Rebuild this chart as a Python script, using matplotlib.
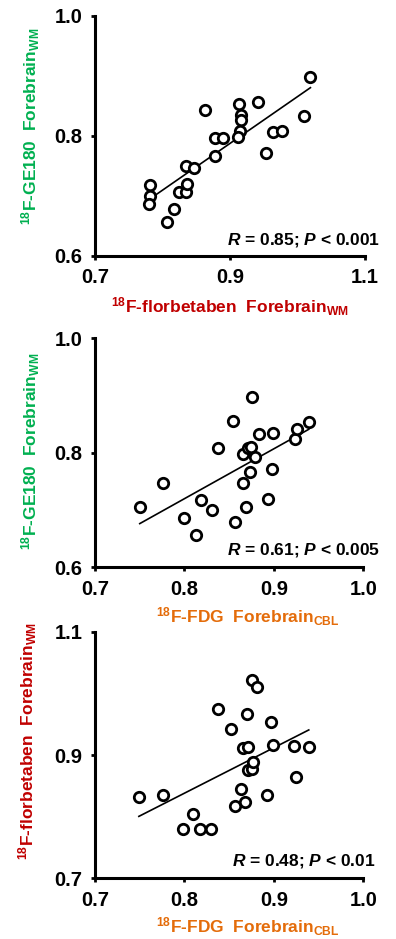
import numpy as np
import matplotlib
matplotlib.use('Agg')
from matplotlib import pyplot as plt

plt.rcParams['font.family'] = ['Liberation Sans', 'DejaVu Sans']
plt.rcParams['font.weight'] = 'bold'
plt.rcParams['mathtext.fontset'] = 'custom'
plt.rcParams['mathtext.rm'] = 'Liberation Sans:bold'
plt.rcParams['mathtext.bf'] = 'Liberation Sans:bold'
plt.rcParams['mathtext.it'] = 'Liberation Sans:italic:bold'

GREEN = '#00B050'
RED = '#C00000'
ORANGE = '#E46C0A'

# Panel 1: florbetaben vs GE180
fbb_wm = [0.781, 0.781, 0.780, 0.806, 0.817, 0.825, 0.834, 0.836, 0.834, 0.847,
          0.863, 0.877, 0.878, 0.890, 0.913, 0.916, 0.916, 0.915, 0.911, 0.941,
          0.953, 0.964, 0.977, 1.010, 1.019]
ge_wm_1 = [0.718, 0.700, 0.686, 0.657, 0.678, 0.706, 0.706, 0.720, 0.750, 0.746,
           0.843, 0.767, 0.797, 0.796, 0.853, 0.835, 0.827, 0.809, 0.799, 0.857,
           0.771, 0.807, 0.808, 0.834, 0.898]

# Panel 2: FDG vs GE180
fdg_2 = [0.750, 0.776, 0.799, 0.813, 0.818, 0.831, 0.838, 0.854, 0.857, 0.865,
         0.869, 0.866, 0.871, 0.874, 0.879, 0.873, 0.876, 0.883, 0.893, 0.898,
         0.899, 0.924, 0.926, 0.939]
ge_wm_2 = [0.706, 0.748, 0.686, 0.656, 0.717, 0.700, 0.809, 0.856, 0.679, 0.747,
           0.706, 0.798, 0.808, 0.811, 0.793, 0.766, 0.897, 0.833, 0.720, 0.771,
           0.835, 0.825, 0.841, 0.853]

# Panel 3: FDG vs florbetaben
fdg_3 = [0.749, 0.776, 0.798, 0.810, 0.817, 0.830, 0.838, 0.852, 0.857, 0.863,
         0.868, 0.865, 0.871, 0.870, 0.871, 0.875, 0.877, 0.875, 0.881, 0.892,
         0.897, 0.899, 0.923, 0.925, 0.939]
fbb_wm_3 = [0.832, 0.835, 0.780, 0.804, 0.780, 0.780, 0.975, 0.942, 0.817, 0.845,
            0.824, 0.911, 0.913, 0.966, 0.876, 0.877, 0.888, 1.022, 1.011, 0.835,
            0.953, 0.916, 0.915, 0.864, 0.913]

stats = ['$R$ = 0.85; $P$ < 0.001', '$R$ = 0.61; $P$ < 0.005', '$R$ = 0.48; $P$ < 0.01']

lbl_ge = (r'$^{18}$F-GE180  Forebrain$_{\mathrm{WM}}$', GREEN)
lbl_fbb = (r'$^{18}$F-florbetaben  Forebrain$_{\mathrm{WM}}$', RED)
lbl_fdg = (r'$^{18}$F-FDG  Forebrain$_{\mathrm{CBL}}$', ORANGE)

panels = [
    # x, y, rect, xticks, yticks, xlabel, ylabel, stat, stat pos, xlabel pos, ylabel pos
    (fbb_wm, ge_wm_1, [0.240, 0.7274, 0.682, 0.2556], [0.7, 0.9, 1.1], [0.6, 0.8, 1.0],
     lbl_fbb, lbl_ge, stats[0], (1.056, 0.046), (0.50, -0.165), (-0.24, 0.54)),
    (fdg_2, ge_wm_2, [0.240, 0.3958, 0.6775, 0.2439], [0.7, 0.8, 0.9, 1.0], [0.6, 0.8, 1.0],
     lbl_fdg, lbl_ge, stats[1], (1.062, 0.054), (0.57, -0.165), (-0.24, 0.506)),
    (fdg_3, fbb_wm_3, [0.240, 0.0646, 0.6775, 0.2626], [0.7, 0.8, 0.9, 1.0], [0.7, 0.9, 1.1],
     lbl_fdg, lbl_fbb, stats[2], (1.044, 0.054), (0.57, -0.15), (-0.25, 0.555)),
]

fig = plt.figure(figsize=(3.96, 9.39), dpi=100)

for x, y, rect, xt, yt, xl, yl, st, stpos, xlpos, ylpos in panels:
    ax = fig.add_axes(rect)
    x = np.array(x)
    y = np.array(y)
    ax.plot(x, y, 'o', ms=7.5, mfc='white', mec='black', mew=2.0, zorder=3)
    k, b = np.polyfit(x, y, 1)
    xs = np.array([x.min(), x.max()])
    ax.plot(xs, k * xs + b, color='black', lw=1.2, zorder=2)

    ax.set_xlim(xt[0], xt[-1])
    ax.set_ylim(yt[0], yt[-1])
    ax.set_xticks(xt)
    ax.set_yticks(yt)
    ax.set_xticklabels(['%.1f' % v for v in xt])
    ax.set_yticklabels(['%.1f' % v for v in yt])
    for s in ['top', 'right']:
        ax.spines[s].set_visible(False)
    for s in ['left', 'bottom']:
        ax.spines[s].set_linewidth(2.2)
    ax.tick_params(direction='out', length=3, width=2, labelsize=14.5, pad=6)

    ax.set_xlabel(xl[0], color=xl[1], fontsize=12.5, fontweight='bold')
    ax.xaxis.set_label_coords(*xlpos)
    ax.set_ylabel(yl[0], color=yl[1], fontsize=12.5, fontweight='bold')
    ax.yaxis.set_label_coords(*ylpos)
    ax.yaxis.label.set_va('center')

    ax.text(stpos[0], stpos[1], st, transform=ax.transAxes, ha='right', va='baseline',
            fontsize=12.5, fontweight='bold', clip_on=False)

fig.savefig('out.png', dpi=100)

## [Task statement]
Set down all the data again exactly as above, pictures excluded.

## [Answer to this exercise]
Rebuild this chart as a Python script, using matplotlib.
import numpy as np
import matplotlib
matplotlib.use('Agg')
from matplotlib import pyplot as plt

plt.rcParams['font.family'] = ['Liberation Sans', 'DejaVu Sans']
plt.rcParams['font.weight'] = 'bold'
plt.rcParams['mathtext.fontset'] = 'custom'
plt.rcParams['mathtext.rm'] = 'Liberation Sans:bold'
plt.rcParams['mathtext.bf'] = 'Liberation Sans:bold'
plt.rcParams['mathtext.it'] = 'Liberation Sans:italic:bold'

GREEN = '#00B050'
RED = '#C00000'
ORANGE = '#E46C0A'

# Panel 1: florbetaben vs GE180
fbb_wm = [0.781, 0.781, 0.780, 0.806, 0.817, 0.825, 0.834, 0.836, 0.834, 0.847,
          0.863, 0.877, 0.878, 0.890, 0.913, 0.916, 0.916, 0.915, 0.911, 0.941,
          0.953, 0.964, 0.977, 1.010, 1.019]
ge_wm_1 = [0.718, 0.700, 0.686, 0.657, 0.678, 0.706, 0.706, 0.720, 0.750, 0.746,
           0.843, 0.767, 0.797, 0.796, 0.853, 0.835, 0.827, 0.809, 0.799, 0.857,
           0.771, 0.807, 0.808, 0.834, 0.898]

# Panel 2: FDG vs GE180
fdg_2 = [0.750, 0.776, 0.799, 0.813, 0.818, 0.831, 0.838, 0.854, 0.857, 0.865,
         0.869, 0.866, 0.871, 0.874, 0.879, 0.873, 0.876, 0.883, 0.893, 0.898,
         0.899, 0.924, 0.926, 0.939]
ge_wm_2 = [0.706, 0.748, 0.686, 0.656, 0.717, 0.700, 0.809, 0.856, 0.679, 0.747,
           0.706, 0.798, 0.808, 0.811, 0.793, 0.766, 0.897, 0.833, 0.720, 0.771,
           0.835, 0.825, 0.841, 0.853]

# Panel 3: FDG vs florbetaben
fdg_3 = [0.749, 0.776, 0.798, 0.810, 0.817, 0.830, 0.838, 0.852, 0.857, 0.863,
         0.868, 0.865, 0.871, 0.870, 0.871, 0.875, 0.877, 0.875, 0.881, 0.892,
         0.897, 0.899, 0.923, 0.925, 0.939]
fbb_wm_3 = [0.832, 0.835, 0.780, 0.804, 0.780, 0.780, 0.975, 0.942, 0.817, 0.845,
            0.824, 0.911, 0.913, 0.966, 0.876, 0.877, 0.888, 1.022, 1.011, 0.835,
            0.953, 0.916, 0.915, 0.864, 0.913]

stats = ['$R$ = 0.85; $P$ < 0.001', '$R$ = 0.61; $P$ < 0.005', '$R$ = 0.48; $P$ < 0.01']

lbl_ge = (r'$^{18}$F-GE180  Forebrain$_{\mathrm{WM}}$', GREEN)
lbl_fbb = (r'$^{18}$F-florbetaben  Forebrain$_{\mathrm{WM}}$', RED)
lbl_fdg = (r'$^{18}$F-FDG  Forebrain$_{\mathrm{CBL}}$', ORANGE)

panels = [
    # x, y, rect, xticks, yticks, xlabel, ylabel, stat, stat pos, xlabel pos, ylabel pos
    (fbb_wm, ge_wm_1, [0.240, 0.7274, 0.682, 0.2556], [0.7, 0.9, 1.1], [0.6, 0.8, 1.0],
     lbl_fbb, lbl_ge, stats[0], (1.056, 0.046), (0.50, -0.165), (-0.24, 0.54)),
    (fdg_2, ge_wm_2, [0.240, 0.3958, 0.6775, 0.2439], [0.7, 0.8, 0.9, 1.0], [0.6, 0.8, 1.0],
     lbl_fdg, lbl_ge, stats[1], (1.062, 0.054), (0.57, -0.165), (-0.24, 0.506)),
    (fdg_3, fbb_wm_3, [0.240, 0.0646, 0.6775, 0.2626], [0.7, 0.8, 0.9, 1.0], [0.7, 0.9, 1.1],
     lbl_fdg, lbl_fbb, stats[2], (1.044, 0.054), (0.57, -0.15), (-0.25, 0.555)),
]

fig = plt.figure(figsize=(3.96, 9.39), dpi=100)

for x, y, rect, xt, yt, xl, yl, st, stpos, xlpos, ylpos in panels:
    ax = fig.add_axes(rect)
    x = np.array(x)
    y = np.array(y)
    ax.plot(x, y, 'o', ms=7.5, mfc='white', mec='black', mew=2.0, zorder=3)
    k, b = np.polyfit(x, y, 1)
    xs = np.array([x.min(), x.max()])
    ax.plot(xs, k * xs + b, color='black', lw=1.2, zorder=2)

    ax.set_xlim(xt[0], xt[-1])
    ax.set_ylim(yt[0], yt[-1])
    ax.set_xticks(xt)
    ax.set_yticks(yt)
    ax.set_xticklabels(['%.1f' % v for v in xt])
    ax.set_yticklabels(['%.1f' % v for v in yt])
    for s in ['top', 'right']:
        ax.spines[s].set_visible(False)
    for s in ['left', 'bottom']:
        ax.spines[s].set_linewidth(2.2)
    ax.tick_params(direction='out', length=3, width=2, labelsize=14.5, pad=6)

    ax.set_xlabel(xl[0], color=xl[1], fontsize=12.5, fontweight='bold')
    ax.xaxis.set_label_coords(*xlpos)
    ax.set_ylabel(yl[0], color=yl[1], fontsize=12.5, fontweight='bold')
    ax.yaxis.set_label_coords(*ylpos)
    ax.yaxis.label.set_va('center')

    ax.text(stpos[0], stpos[1], st, transform=ax.transAxes, ha='right', va='baseline',
            fontsize=12.5, fontweight='bold', clip_on=False)

fig.savefig('out.png', dpi=100)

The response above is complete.